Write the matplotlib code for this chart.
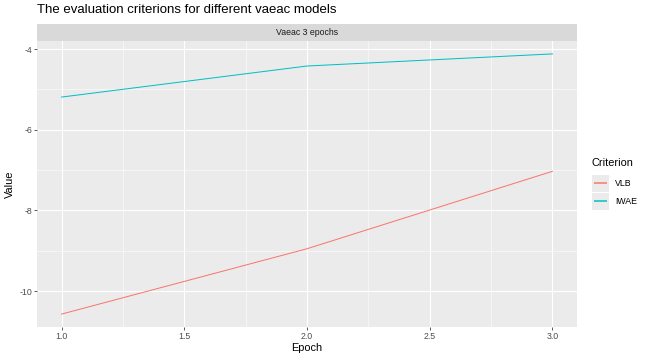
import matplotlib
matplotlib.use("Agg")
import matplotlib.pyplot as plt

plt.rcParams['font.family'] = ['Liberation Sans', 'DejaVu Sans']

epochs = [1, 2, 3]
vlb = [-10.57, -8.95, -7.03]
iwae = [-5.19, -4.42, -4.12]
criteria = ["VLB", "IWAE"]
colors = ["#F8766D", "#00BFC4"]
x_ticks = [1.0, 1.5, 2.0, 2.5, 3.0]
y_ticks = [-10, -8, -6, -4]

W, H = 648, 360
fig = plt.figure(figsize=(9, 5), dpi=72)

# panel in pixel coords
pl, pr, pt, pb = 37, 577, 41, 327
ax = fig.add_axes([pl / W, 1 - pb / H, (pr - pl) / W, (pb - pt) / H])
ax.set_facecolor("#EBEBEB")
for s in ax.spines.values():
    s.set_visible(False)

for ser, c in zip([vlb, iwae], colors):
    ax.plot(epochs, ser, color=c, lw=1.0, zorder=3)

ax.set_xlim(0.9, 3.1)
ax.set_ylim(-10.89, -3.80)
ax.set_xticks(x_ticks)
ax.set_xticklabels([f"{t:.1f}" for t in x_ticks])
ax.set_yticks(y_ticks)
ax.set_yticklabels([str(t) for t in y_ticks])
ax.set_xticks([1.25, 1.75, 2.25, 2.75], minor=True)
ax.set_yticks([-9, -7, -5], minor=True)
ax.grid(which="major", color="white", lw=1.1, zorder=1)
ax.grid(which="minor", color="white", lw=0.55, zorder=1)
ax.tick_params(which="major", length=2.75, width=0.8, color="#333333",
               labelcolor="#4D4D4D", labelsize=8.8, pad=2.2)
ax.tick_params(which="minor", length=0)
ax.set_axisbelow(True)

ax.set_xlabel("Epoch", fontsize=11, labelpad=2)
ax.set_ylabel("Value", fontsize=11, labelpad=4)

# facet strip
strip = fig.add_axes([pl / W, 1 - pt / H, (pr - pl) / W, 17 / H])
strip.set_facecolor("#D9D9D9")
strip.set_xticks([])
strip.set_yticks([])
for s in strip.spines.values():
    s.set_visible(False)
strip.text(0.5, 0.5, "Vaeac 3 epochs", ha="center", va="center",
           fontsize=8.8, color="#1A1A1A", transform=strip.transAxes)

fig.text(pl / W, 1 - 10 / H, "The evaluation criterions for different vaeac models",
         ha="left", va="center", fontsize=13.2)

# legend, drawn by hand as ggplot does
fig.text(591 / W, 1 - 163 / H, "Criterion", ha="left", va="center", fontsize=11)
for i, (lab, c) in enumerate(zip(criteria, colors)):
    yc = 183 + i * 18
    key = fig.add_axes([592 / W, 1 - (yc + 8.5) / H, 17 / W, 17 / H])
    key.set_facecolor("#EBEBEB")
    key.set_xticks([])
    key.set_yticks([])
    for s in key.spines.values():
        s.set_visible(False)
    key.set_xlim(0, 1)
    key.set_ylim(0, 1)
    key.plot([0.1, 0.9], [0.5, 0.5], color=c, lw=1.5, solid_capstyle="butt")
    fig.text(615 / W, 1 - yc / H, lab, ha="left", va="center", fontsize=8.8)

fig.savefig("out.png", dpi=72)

* [Task description]:
Leave out the pictures and restate, word for word, the lines from the top of the data through the line containing "plt.rcParams['font.family'] = ['Liberation", both included.

* [Solution to the exercise]:
Write the matplotlib code for this chart.
import matplotlib
matplotlib.use("Agg")
import matplotlib.pyplot as plt

plt.rcParams['font.family'] = ['Liberation Sans', 'DejaVu Sans']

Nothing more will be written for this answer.